Yale physicists in the national particle physics prioritization process

two headshots side-by-side.
March 3, 2023

Karsten Heeger, Eugene Higgins Professor of Physics, director of the Yale Wright Laboratory (Wright Lab), and chair of the Yale Physics Department, is the deputy chair of the new Particle Physics Project Prioritization Panel (P5) that will set a vision for US particle physics for the next decade and beyond.

P5 is charged to propose a budget-constrained agenda for the U.S. Department of Energy (DOE) and the National Science Foundation (NSF) to pursue over the next decade, along with an even longer-term strategy for the field. Heeger will lead P5 along with P5 chair Hitoshi Murayama, a theoretical physicist from the University of California, Berkeley. Sarah Demers, professor of physics a leading particle physicist on the ATLAS and Mu2e experiments, and a member of Wright Lab, is a panel member. The last P5 process was completed in 2014.

The P5 committee received its charge in December 2022 through the High Energy Physics Advisory Panel (HEPAP), and is expected to deliver the final P5 report by October 2023. HEPAP advises the U.S. federal government on the national program in experimental and theoretical high energy physics (HEP) research and is a joint effort between the DOE and NSF.

This past week, the committee held its first town hall at Berkeley Lab to solicit input from the community and survey experiments at the cosmic frontier.  Laura Newburgh, assistant professor of physics and a member of Wright Lab, was one of the featured speakers.

A key input to the P5 process will be the report from the recent “Snowmass” community study, distilling ideas presented by the particle physics community.

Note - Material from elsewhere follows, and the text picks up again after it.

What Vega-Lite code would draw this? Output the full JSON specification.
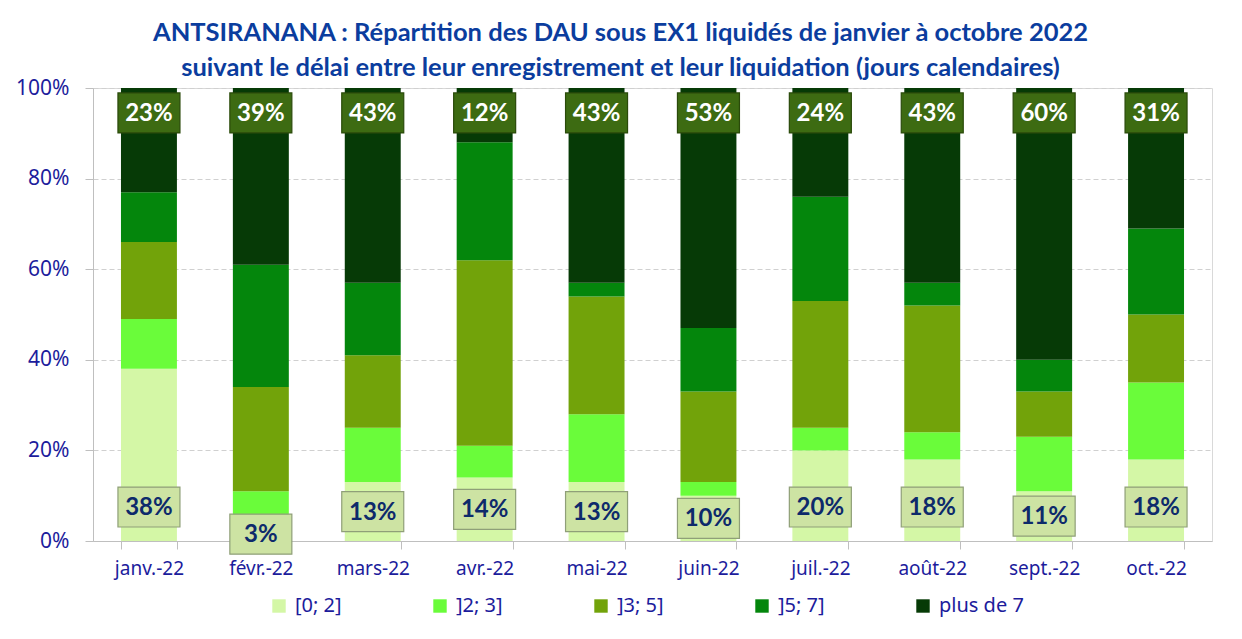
{
  "$schema": "https://vega.github.io/schema/vega-lite/v6.json",
  "width": 1119,
  "height": 453,
  "autosize": {"type": "none"},
  "padding": {"left": 93, "top": 88, "right": 30, "bottom": 98},
  "background": "white",
  "title": {
    "text": ["ANTSIRANANA : Répartition des DAU sous EX1 liquidés de janvier à octobre 2022", "suivant le délai entre leur enregistrement et leur liquidation (jours calendaires)"],
    "font": "Lato",
    "fontSize": 25.5,
    "fontWeight": "bold",
    "color": "#0b3d9e",
    "lineHeight": 35,
    "anchor": "middle",
    "frame": "group",
    "dx": -32,
    "offset": -4
  },
  "data": {
    "values": [
      {"mois": "janv.-22", "cat": "[0; 2]", "v": 38},
      {"mois": "janv.-22", "cat": "]2; 3]", "v": 11},
      {"mois": "janv.-22", "cat": "]3; 5]", "v": 17},
      {"mois": "janv.-22", "cat": "]5; 7]", "v": 11},
      {"mois": "janv.-22", "cat": "plus de 7", "v": 23},
      {"mois": "févr.-22", "cat": "[0; 2]", "v": 3},
      {"mois": "févr.-22", "cat": "]2; 3]", "v": 8},
      {"mois": "févr.-22", "cat": "]3; 5]", "v": 23},
      {"mois": "févr.-22", "cat": "]5; 7]", "v": 27},
      {"mois": "févr.-22", "cat": "plus de 7", "v": 39},
      {"mois": "mars-22", "cat": "[0; 2]", "v": 13},
      {"mois": "mars-22", "cat": "]2; 3]", "v": 12},
      {"mois": "mars-22", "cat": "]3; 5]", "v": 16},
      {"mois": "mars-22", "cat": "]5; 7]", "v": 16},
      {"mois": "mars-22", "cat": "plus de 7", "v": 43},
      {"mois": "avr.-22", "cat": "[0; 2]", "v": 14},
      {"mois": "avr.-22", "cat": "]2; 3]", "v": 7},
      {"mois": "avr.-22", "cat": "]3; 5]", "v": 41},
      {"mois": "avr.-22", "cat": "]5; 7]", "v": 26},
      {"mois": "avr.-22", "cat": "plus de 7", "v": 12},
      {"mois": "mai-22", "cat": "[0; 2]", "v": 13},
      {"mois": "mai-22", "cat": "]2; 3]", "v": 15},
      {"mois": "mai-22", "cat": "]3; 5]", "v": 26},
      {"mois": "mai-22", "cat": "]5; 7]", "v": 3},
      {"mois": "mai-22", "cat": "plus de 7", "v": 43},
      {"mois": "juin-22", "cat": "[0; 2]", "v": 10},
      {"mois": "juin-22", "cat": "]2; 3]", "v": 3},
      {"mois": "juin-22", "cat": "]3; 5]", "v": 20},
      {"mois": "juin-22", "cat": "]5; 7]", "v": 14},
      {"mois": "juin-22", "cat": "plus de 7", "v": 53},
      {"mois": "juil.-22", "cat": "[0; 2]", "v": 20},
      {"mois": "juil.-22", "cat": "]2; 3]", "v": 5},
      {"mois": "juil.-22", "cat": "]3; 5]", "v": 28},
      {"mois": "juil.-22", "cat": "]5; 7]", "v": 23},
      {"mois": "juil.-22", "cat": "plus de 7", "v": 24},
      {"mois": "août-22", "cat": "[0; 2]", "v": 18},
      {"mois": "août-22", "cat": "]2; 3]", "v": 6},
      {"mois": "août-22", "cat": "]3; 5]", "v": 28},
      {"mois": "août-22", "cat": "]5; 7]", "v": 5},
      {"mois": "août-22", "cat": "plus de 7", "v": 43},
      {"mois": "sept.-22", "cat": "[0; 2]", "v": 11},
      {"mois": "sept.-22", "cat": "]2; 3]", "v": 12},
      {"mois": "sept.-22", "cat": "]3; 5]", "v": 10},
      {"mois": "sept.-22", "cat": "]5; 7]", "v": 7},
      {"mois": "sept.-22", "cat": "plus de 7", "v": 60},
      {"mois": "oct.-22", "cat": "[0; 2]", "v": 18},
      {"mois": "oct.-22", "cat": "]2; 3]", "v": 17},
      {"mois": "oct.-22", "cat": "]3; 5]", "v": 15},
      {"mois": "oct.-22", "cat": "]5; 7]", "v": 19},
      {"mois": "oct.-22", "cat": "plus de 7", "v": 31}
    ]
  },
  "encoding": {
    "x": {
      "field": "mois",
      "type": "nominal",
      "sort": null,
      "scale": {"paddingInner": 0.5, "paddingOuter": 0.25},
      "axis": {
        "title": null,
        "labelAngle": 0,
        "labelFont": "Noto Sans",
        "labelFontSize": 19,
        "labelColor": "#1c1c9c",
        "labelPadding": 10,
        "tickBand": "extent",
        "tickSize": 8,
        "tickColor": "#bfbfbf",
        "domainColor": "#bfbfbf",
        "grid": false
      }
    }
  },
  "layer": [
    {
      "mark": {"type": "bar"},
      "encoding": {
        "y": {
          "field": "v",
          "type": "quantitative",
          "stack": "zero",
          "scale": {"domain": [0, 100], "nice": false},
          "axis": {
            "title": null,
            "values": [0, 20, 40, 60, 80, 100],
            "labelExpr": "datum.value + '%'",
            "labelFont": "Noto Sans",
            "labelFontSize": 21,
            "labelColor": "#1c1c9c",
            "labelPadding": 16,
            "tickSize": 8,
            "tickColor": "#bfbfbf",
            "domainColor": "#bfbfbf",
            "grid": true,
            "gridColor": "#d0d0d0",
            "gridDash": [5, 3]
          }
        },
        "color": {
          "field": "cat",
          "type": "nominal",
          "sort": ["[0; 2]", "]2; 3]", "]3; 5]", "]5; 7]", "plus de 7"],
          "scale": {
            "domain": ["[0; 2]", "]2; 3]", "]3; 5]", "]5; 7]", "plus de 7"],
            "range": ["#d4f7a6", "#6afc3a", "#72a30a", "#04860c", "#063a06"]
          },
          "legend": {
            "title": null,
            "orient": "none",
            "direction": "horizontal",
            "columns": 5,
            "gridAlign": "all",
            "columnPadding": 50,
            "legendX": 176,
            "legendY": 508,
            "padding": 0,
            "symbolType": "square",
            "symbolSize": 180,
            "symbolStrokeWidth": 0,
            "labelFont": "Noto Sans",
            "labelFontSize": 20,
            "labelColor": "#1c1c9c",
            "labelOffset": 6
          }
        },
        "order": {"field": "cat", "sort": "ascending"}
      }
    },
    {
      "transform": [
        {"filter": "datum.cat === '[0; 2]' || datum.cat === 'plus de 7'"},
        {"calculate": "datum.cat === 'plus de 7' ? 94.5 : min(datum.v / 2, 7.5)", "as": "ly"},
        {"calculate": "datum.v + '%'", "as": "lab"}
      ],
      "layer": [
        {
          "mark": {
            "type": "point",
            "shape": "M-1.55,-1H1.55V1H-1.55Z",
            "size": 1600,
            "filled": true,
            "opacity": 1,
            "strokeWidth": 1.2
          },
          "encoding": {
            "y": {"field": "ly", "type": "quantitative"},
            "fill": {
              "condition": {"test": "datum.cat === 'plus de 7'", "value": "#3d6b12"},
              "value": "#cde3a3"
            },
            "stroke": {
              "condition": {"test": "datum.cat === 'plus de 7'", "value": "#2a4a0a"},
              "value": "#8f9f78"
            }
          }
        },
        {
          "mark": {
            "type": "text",
            "font": "Lato",
            "fontSize": 24,
            "fontWeight": "bold",
            "baseline": "middle",
            "align": "center",
            "dy": 1
          },
          "encoding": {
            "y": {"field": "ly", "type": "quantitative"},
            "text": {"field": "lab"},
            "color": {
              "condition": {"test": "datum.cat === 'plus de 7'", "value": "#ffffff"},
              "value": "#0d2a6b"
            }
          }
        }
      ]
    }
  ],
  "config": {
    "view": {"stroke": "#d9d9d9"}
  }
}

According to P5 chair Murayama, key elements of a successful P5 will be that it is well informed by the science community; sets a grand long-range vision for U.S. particle physics; faces budget constraints realistically; has a balanced portfolio; takes into consideration the evolving national and international context in the field; thoughtfully considers matters of diversity, equity, and inclusion; and involves community engagement.

The particle physics community is undertaking a broad and ambitious research program, from the study of neutrinos to testing fundamental interactions at the highest energies, to mapping the expansion of the Universe. In accordance with the national scene, Wright Lab and the Yale Physics Department are leading a variety of research efforts in investigating the full breadth of the field of experimental and theoretical high energy physics. 

“Prioritizing the excellent ideas of the community and developing a strategic vision for the field is a daunting task,” Heeger said. “Enabling this fantastic science will be rewarding,” he added. 

Demers said, “It’s fantastic to see Yale’s sustained involvement in P5. With Yale professor of physics Charlie Baltay chairing the 2008 committee and two faculty from Yale on the previous panel, which occurred in 2013, our department has had the privilege to help chart the path of particle physics in the United States over the past few decades and into the future.”